I shall name it Eden after the garden


----------



## Aether (Nov 18, 2013)

Wow! Who knew they delivered snakes right to your door at ungodly hours of the night!? xD lol I wonder if he remembers bringing a huge stack of snakes to you and letting you pick one for free....

Eden. That's a perfect name! I don't like snakes, but I have to say I love that green color on it!


----------



## Tongue_Flicker (Jun 11, 2013)

He usually does the delivery thing in the afternoon and sober lol..

I always have freebies from him everytime i got something. That's how i got 34 snakes from the 12 i originally bought lol..


----------



## ceopet (Sep 20, 2013)

Wow a venomous snake. May I ask why you want a venomous one? I am just curious because if I saw that I would stay far far far away lol


----------



## Tongue_Flicker (Jun 11, 2013)

Not that i want one but that's kinda like my 6th venomous snake already lol


----------



## hlsiefken (Jan 23, 2014)

Beautiful! We have a couple of Kenyan Sand Boas and used to keep Ball Pythons. I LOVE vipers, but I don't think I would personally ever keep venomous snakes. I live in South Carolina in the US, one of the states that it's legal to have venomous in and there's a reptile show in Columbia that we go to sometimes that is well known for have a large selection of venomous animals. I have SO much fun looking there. 

It always cracks me up that you can walk out the door paying $30 for rattlesnake but have to pay several hundred or thousands to go home with a beautiful non venomous, haha.

I would like to have a tree python at some point but I'm not sure if I'm ready for the attitude that most of them pack!


----------



## Tongue_Flicker (Jun 11, 2013)

I'd love to have some pygmy rattlers but i doubt to have them unless i have some shipped here haha


----------



## Draenog (Feb 27, 2012)

He's beautiful!


----------



## Tongue_Flicker (Jun 11, 2013)

Judging from the color, i'm praying it would turn out to be a she haha


----------



## Shady (Feb 8, 2014)

What other snakes do you have?
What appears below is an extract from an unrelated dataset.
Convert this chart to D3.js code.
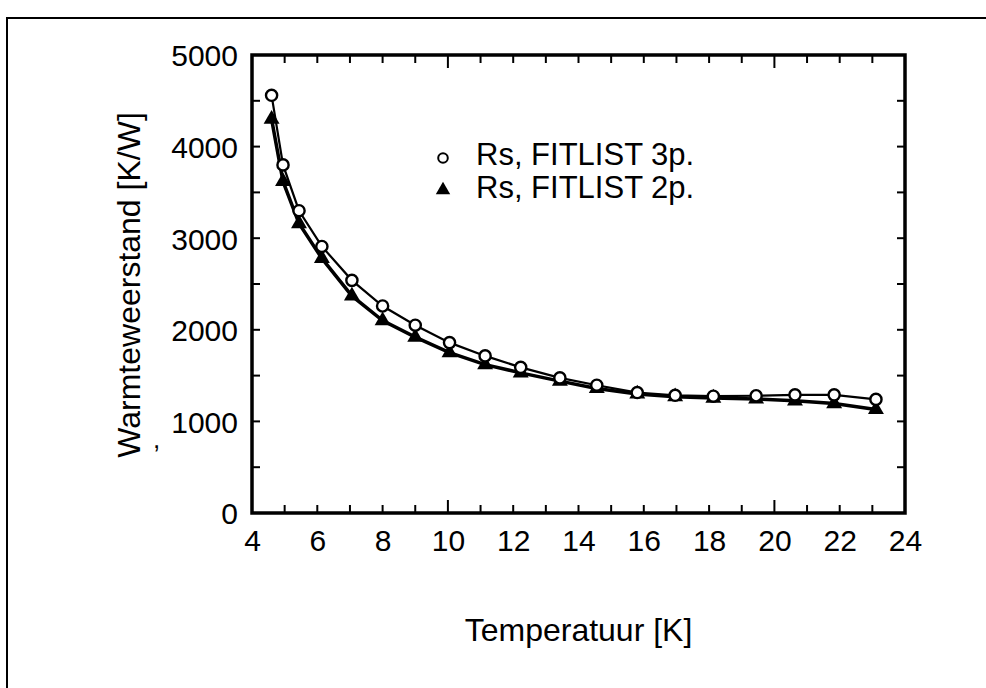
<!DOCTYPE html>
<html><head><meta charset="utf-8">
<script src="https://cdn.jsdelivr.net/npm/d3@7"></script>
<style>body{margin:0;background:#fff}svg{display:block}text{font-family:"Liberation Sans",Arial,sans-serif;fill:#000}</style>
</head><body><svg id="c" width="986" height="688"></svg>
<script>
const temps = [4.6, 4.95, 5.44, 6.14, 7.06, 8.0, 9.0, 10.05, 11.14, 12.23, 13.43, 14.56, 15.8, 16.96, 18.13, 19.44, 20.63, 21.83, 23.11];
const rs3p = [4560, 3800, 3300, 2910, 2540, 2260, 2050, 1860, 1715, 1590, 1475, 1395, 1315, 1285, 1275, 1280, 1290, 1290, 1240];
const rs2p = [4300, 3620, 3160, 2780, 2370, 2100, 1920, 1750, 1620, 1530, 1440, 1360, 1300, 1270, 1255, 1245, 1225, 1195, 1130];
const xTicks = [4, 6, 8, 10, 12, 14, 16, 18, 20, 22, 24];
const yTicks = [0, 1000, 2000, 3000, 4000, 5000];
const seriesNames = ["Rs, FITLIST 3p.", "Rs, FITLIST 2p."];
const xTitle = "Temperatuur [K]";
const yTitle = "Warmteweerstand [K/W]";

const svg = d3.select("#c");
const L = 252, R = 905, T = 55, B = 513;
const x = d3.scaleLinear().domain([4, 24]).range([L, R]);
const y = d3.scaleLinear().domain([0, 5000]).range([B, T]);

// outer frame (cropped)
svg.append("path").attr("d", "M7,700 V18 H1000").attr("fill", "none").attr("stroke", "#000").attr("stroke-width", 2);

// minor ticks, inward
const xMinor = d3.range(5, 24, 1);
const yMinor = d3.range(500, 5000, 500);
const tg = svg.append("g").attr("stroke", "#000").attr("stroke-width", 2);
xMinor.forEach(v => {
  const len = (v % 10 === 0) ? 13 : 8;
  tg.append("line").attr("x1", x(v)).attr("x2", x(v)).attr("y1", B).attr("y2", B - len);
  tg.append("line").attr("x1", x(v)).attr("x2", x(v)).attr("y1", T).attr("y2", T + len);
});
yMinor.forEach(v => {
  tg.append("line").attr("x1", L).attr("x2", L + 8).attr("y1", y(v)).attr("y2", y(v));
  tg.append("line").attr("x1", R).attr("x2", R - 8).attr("y1", y(v)).attr("y2", y(v));
});

// axes with labels
const xa = svg.append("g").attr("transform", `translate(0,${B})`)
  .call(d3.axisBottom(x).tickValues(xTicks).tickSize(0).tickPadding(17).tickFormat(d3.format("d")));
xa.select(".domain").remove();
xa.selectAll("text").attr("font-size", 30).attr("font-family", "Liberation Sans, Arial, sans-serif").attr("fill", "#000");
const ya = svg.append("g").attr("transform", `translate(${L},0)`)
  .call(d3.axisLeft(y).tickValues(yTicks).tickSize(0).tickPadding(14).tickFormat(d3.format("d")));
ya.select(".domain").remove();
ya.selectAll("text").attr("font-size", 30).attr("font-family", "Liberation Sans, Arial, sans-serif").attr("fill", "#000").attr("dy", "0.36em");

// frame
svg.append("rect").attr("x", L).attr("y", T).attr("width", R - L).attr("height", B - T)
  .attr("fill", "none").attr("stroke", "#000").attr("stroke-width", 3.5);

// lines
const line = d3.line().x(d => x(d[0])).y(d => y(d[1]));
const d3p = temps.map((t, i) => [t, rs3p[i]]);
const d2p = temps.map((t, i) => [t, rs2p[i]]);
svg.append("path").datum(d2p).attr("d", line).attr("fill", "none").attr("stroke", "#000").attr("stroke-width", 3.5);
svg.append("path").datum(d3p).attr("d", line).attr("fill", "none").attr("stroke", "#000").attr("stroke-width", 2.2);

const tri = d3.symbol().type(d3.symbolTriangle).size(110);
svg.append("g").selectAll("path").data(d2p).join("path")
  .attr("d", tri).attr("transform", d => `translate(${x(d[0])},${y(d[1])})`).attr("fill", "#000");
svg.append("g").selectAll("circle").data(d3p).join("circle")
  .attr("cx", d => x(d[0])).attr("cy", d => y(d[1])).attr("r", 5.6)
  .attr("fill", "#fff").attr("stroke", "#000").attr("stroke-width", 2.4);

// legend
svg.append("circle").attr("cx", 443).attr("cy", 158).attr("r", 4.8).attr("fill", "#fff").attr("stroke", "#000").attr("stroke-width", 2);
svg.append("path").attr("d", d3.symbol().type(d3.symbolTriangle).size(90)).attr("transform", "translate(443,190)").attr("fill", "#000");
svg.append("text").attr("x", 476).attr("y", 165).attr("font-size", 31).text(seriesNames[0]);
svg.append("text").attr("x", 476).attr("y", 198).attr("font-size", 31).text(seriesNames[1]);

// titles
svg.append("text").attr("x", (L + R) / 2).attr("y", 641).attr("text-anchor", "middle").attr("font-size", 32).text(xTitle);
svg.append("text").attr("transform", "translate(140,285) rotate(-90)").attr("text-anchor", "middle").attr("font-size", 32).text(yTitle);
// scan mark
svg.append("text").attr("x", 153).attr("y", 448).attr("font-size", 26).text(",");
</script></body></html>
I've always loved snakes, my dad used to manage a reptile shop in Pennsylvania before we moved to Texas so he knows a lot about them. I'd love to get one but my mother is afraid of them and set firmly against it.


----------



## Tongue_Flicker (Jun 11, 2013)

Mostly captive born and raised native species. I don't keep the commonly bred species like corns, ball, bloods or anything like that. 90% of my snakes are rear-fanged species and i don't have boas/pythons. I don't like the bulky snakes hehe. Personal choice


----------